In under a month’s time, the UK’s emergency VAT reduction from 17.5% to 15% will be reversed. This will not only cause a blip upwards in inflation rates (most of the CPI basket apart from food attracts the tax) but might also derail the recovery of the UK economy. Because this VAT hike is pre-announced, is it possible that we will see lots of frontloading of consumption in December, and a big fall back in 2010? After an understandably weak 2008 and first half of 2009, it looks like retail sales have started to pick up. The British Retail Consortium reported yesterday that November hadn’t been as strong as expected, partly due to a big fall in food inflation, but like-for like sales in non-food items were up 3.3% from last year.
This chart shows what happened in other countries around the time of a pre-announced increase in consumption taxes. Perhaps the most famous example came in Japan in 1997. Although it had formally come out of recession, annual growth had not convincingly risen above 2% for 3 years, compared with an average of nearly 5% in the boom years of the 1980s. Yet because, like the UK, the fiscal position was poor, consumption taxes were hiked from 3% to 5%. As you can see, in the month before the tax hike came into effect, retail sales were up by around 12% year on year.

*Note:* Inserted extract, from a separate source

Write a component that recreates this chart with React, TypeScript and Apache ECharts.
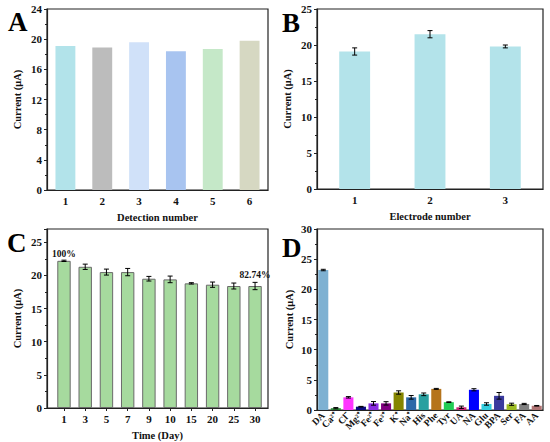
import React, { useEffect, useRef } from "react";
import * as echarts from "echarts";

const catsA = ["1", "2", "3", "4", "5", "6"];
const valsA = [19.1, 18.9, 19.6, 18.4, 18.7, 19.8];
const colorsA = ["#b2e3ea", "#bcbcbc", "#d0e1f9", "#a8c4f0", "#c5e8c8", "#d6d8c2"];

const catsB = ["1", "2", "3"];
const valsB = [19.1, 21.5, 19.8];
const errB = [0.5, 0.5, 0.2];

const catsC = ["1", "3", "5", "7", "9", "10", "15", "20", "25", "30"];
const valsC = [22.2, 21.3, 20.5, 20.5, 19.5, 19.4, 18.8, 18.6, 18.4, 18.4];
const errC = [0.1, 0.4, 0.45, 0.55, 0.35, 0.5, 0.1, 0.4, 0.45, 0.55];
const tickIdxC = [0, 1, 2, 3, 4, 5, 6, 7, 8, 9];

const catsD = ["DA", "Ca²⁺", "Cl⁻", "Mg²⁺", "Fe²⁺", "Fe³⁺", "K⁺", "Na⁺", "His", "Phe", "Tyr", "UA", "NA", "Glu", "BPA", "Ser", "FA", "AA"];
const valsD = [23.2, 0.3, 2.1, 0.55, 1.1, 1.1, 2.9, 2.1, 2.6, 3.5, 1.3, 0.45, 3.35, 1.0, 2.35, 0.95, 1.0, 0.7];
const errD = [0.12, 0.1, 0.12, 0.05, 0.3, 0.28, 0.28, 0.3, 0.22, 0.08, 0.06, 0.2, 0.18, 0.2, 0.55, 0.18, 0.1, 0.05];
const colorsD = ["#7eb1d2", "#2e8b3a", "#ff33ff", "#0a0a80", "#8a2be2", "#800080", "#858500", "#2d68a8", "#28a0a0", "#b5741c", "#22cc55", "#cc2277", "#0000ff", "#33ccdd", "#3a3a9e", "#9cbb22", "#808080", "#b07474"];

const FONT = "Liberation Serif";

function errSeries(xi: number, yi: number, vals: number[], errs: number[]) {
  return {
    type: "custom",
    xAxisIndex: xi,
    yAxisIndex: yi,
    silent: true,
    z: 5,
    data: vals.map((v, i) => [i, v - errs[i], v + errs[i]]),
    encode: { x: 0, y: [1, 2] },
    renderItem: (params: any, api: any) => {
      const x = api.value(0);
      const lo = api.coord([x, api.value(1)]);
      const hi = api.coord([x, api.value(2)]);
      const w = 2.5;
      const st = { stroke: "#000", lineWidth: 1 };
      return {
        type: "group",
        children: [
          { type: "line", shape: { x1: lo[0], y1: lo[1], x2: hi[0], y2: hi[1] }, style: st },
          { type: "line", shape: { x1: lo[0] - w, y1: lo[1], x2: lo[0] + w, y2: lo[1] }, style: st },
          { type: "line", shape: { x1: hi[0] - w, y1: hi[1], x2: hi[0] + w, y2: hi[1] }, style: st },
        ],
      };
    },
  };
}

const nameStyle = { fontFamily: FONT, fontWeight: "bold", fontSize: 10.5, color: "#111" };
const labStyle = { fontFamily: FONT, fontWeight: "bold", fontSize: 11, color: "#111", margin: 5 };

function xAx(gi: number, cats: string[], name: string) {
  return {
    type: "category",
    gridIndex: gi,
    data: cats,
    name,
    nameLocation: "middle",
    nameGap: 22,
    nameTextStyle: nameStyle,
    axisLine: { lineStyle: { color: "#222", width: 1.2 } },
    axisTick: { alignWithLabel: true, length: 3, lineStyle: { color: "#222" } },
    axisLabel: { ...labStyle },
  };
}

function yAx(gi: number, max: number, interval: number, gap: number, showMax = true) {
  return {
    type: "value",
    gridIndex: gi,
    min: 0,
    max,
    interval,
    name: "Current (μA)",
    nameLocation: "middle",
    nameGap: gap,
    nameTextStyle: nameStyle,
    axisLine: { show: true, onZero: false, lineStyle: { color: "#222", width: 1.2 } },
    axisTick: { show: true, length: 3, lineStyle: { color: "#222" } },
    minorTick: { show: true, splitNumber: 2, length: 2, lineStyle: { color: "#222" } },
    splitLine: { show: false },
    axisLabel: { ...labStyle, showMaxLabel: showMax },
  };
}

export default function App() {
  const ref = useRef<HTMLDivElement>(null);
  useEffect(() => {
    if (!ref.current) return;
    const chart = echarts.init(ref.current, undefined, { renderer: "svg" });
    const gridBase = { show: true, borderColor: "#222", borderWidth: 1.2, backgroundColor: "transparent" };
    const letter = (t: string, x: number, y: number) => ({
      type: "text",
      x,
      y,
      style: { text: t, font: `bold 27px ${FONT}`, fill: "#000", textAlign: "left", textVerticalAlign: "middle" },
      z: 10,
    });
    const pctLabel = (txt: string, dist: number) => ({
      show: true,
      position: "top",
      distance: dist,
      formatter: txt,
      fontFamily: FONT,
      fontWeight: "bold",
      fontSize: 9.5,
      color: "#111",
    });
    chart.setOption({
      animation: false,
      grid: [
        { ...gridBase, left: 47, top: 9, width: 221, height: 181 },
        { ...gridBase, left: 317, top: 9, width: 226, height: 180 },
        { ...gridBase, left: 47, top: 229, width: 221, height: 181 },
        { ...gridBase, left: 317, top: 229, width: 226, height: 181 },
      ],
      xAxis: [
        xAx(0, catsA, "Detection number"),
        xAx(1, catsB, "Electrode number"),
        {
          type: "value",
          gridIndex: 2,
          min: -0.8,
          max: 9.61,
          name: "Time (Day)",
          nameLocation: "middle",
          nameGap: 22,
          nameTextStyle: nameStyle,
          splitLine: { show: false },
          axisLine: { onZero: false, lineStyle: { color: "#222", width: 1.2 } },
          axisTick: { show: true, length: 3, lineStyle: { color: "#222" }, customValues: tickIdxC },
          axisLabel: { ...labStyle, customValues: tickIdxC, formatter: (v: number) => catsC[Math.round(v)] ?? "" },
        },
        {
          ...xAx(3, catsD, ""),
          axisLabel: { fontFamily: FONT, fontWeight: "bold", fontSize: 9.5, color: "#111", margin: 4, rotate: 45, interval: 0 },
        },
      ],
      yAxis: [yAx(0, 24, 4, 24), yAx(1, 25, 5, 24), yAx(2, 27, 5, 24, false), yAx(3, 30, 5, 22)],
      series: [
        {
          type: "bar",
          xAxisIndex: 0,
          yAxisIndex: 0,
          barWidth: "54%",
          data: valsA.map((v, i) => ({ value: v, itemStyle: { color: colorsA[i] } })),
        },
        {
          type: "bar",
          xAxisIndex: 1,
          yAxisIndex: 1,
          barWidth: "41%",
          itemStyle: { color: "#b3e3ea" },
          data: valsB,
        },
        errSeries(1, 1, valsB, errB),
        {
          type: "bar",
          xAxisIndex: 2,
          yAxisIndex: 2,
          barWidth: 13.4,
          itemStyle: { color: "#a6da9e", borderColor: "#6a6a6a", borderWidth: 1 },
          data: valsC.map((v, i) => {
            if (i === 0) return { value: [i, v], label: pctLabel("100%", 2) };
            if (i === valsC.length - 1) return { value: [i, v], label: pctLabel("82.74%", 6) };
            return { value: [i, v] };
          }),
        },
        errSeries(2, 2, valsC, errC),
        {
          type: "bar",
          xAxisIndex: 3,
          yAxisIndex: 3,
          barWidth: "80%",
          data: valsD.map((v, i) => ({ value: v, itemStyle: { color: colorsD[i] } })),
        },
        errSeries(3, 3, valsD, errD),
      ],
      graphic: [letter("A", 8, 22), letter("B", 282, 22.5), letter("C", 7, 242.5), letter("D", 282, 247.5)],
    });
    return () => chart.dispose();
  }, []);
  return <div ref={ref} style={{ position: "absolute", left: 0, top: 0, width: 550, height: 442, background: "#fff" }} />;
}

The following month, post the consumption tax increase, retail sales plummeted, and in Japan’s case retail sales remained extremely weak for months afterwards. It looks therefore that the impact of the tax hike was to bring forward consumers’ purchasing decisions in order to mitigate the impact of that tax, an entirely rational thing to do. I would guess therefore that in the run-up to Christmas the UK will see bumper sales – especially of big ticket, non-food items. But the impact of the VAT hike in 2010 will be to slow things down dramatically – with the caveat that the first half of 2009 was so weak, that the year-on-year numbers might look respectable without it necessarily being a cause for celebration from the retailers.
But there might be worse to come. If the Conservatives are elected to government in May or June, they would call an emergency Budget. They haven’t announced any plans to do so, but many expect a further rise in the VAT rate to 20% (Vince Cable of the LibDems said that the Tories would hike to 25%!).
We’ve also shown the Australian example on the chart above. In contrast to the UK and Japanese examples, Australian economic growth was strong in the run up to the consumption tax hike in July 2000. As a result, whilst retail sales did spike up ahead of the tax introduction, they didn’t fall back so aggressively the following month, and indeed by the next month they were back to normal levels. It’s much less messy to tighten fiscal policy when the economy is in good health, than when it’s not – obviously. But it does make you worry that the UK’s VAT hike might provoke a double-dip in a nation where consumption remains nearly 2/3rds of the economy. Post the April 1997 Japanese tax rise, the economy slipped back into recession with average quarterly negative growth of around 0.3% for the next 2 1/2 years!
And from a purely selfish viewpoint, I’m sure I’ve told you about my mental block about buying a new television. My current one is over ten years old, is deeper than it is wide, and the on/off button broke in 2004, so since then it has to be turned on or off from the plug socket. I still maintain that it has a better picture than the flashy, but poor quality, 50" flatscreen sets that the youngsters on the desk got jobbed into in Dixons a couple of years ago – but technology has moved on, and it’s probably time to buy a new one. Do I buy now, and achieve a guaranteed 2.5% discount relative to January’s higher VAT prices, or do I wait until the New Year, when VAT is higher, but where the retailers are much, much more desperate to sell me one?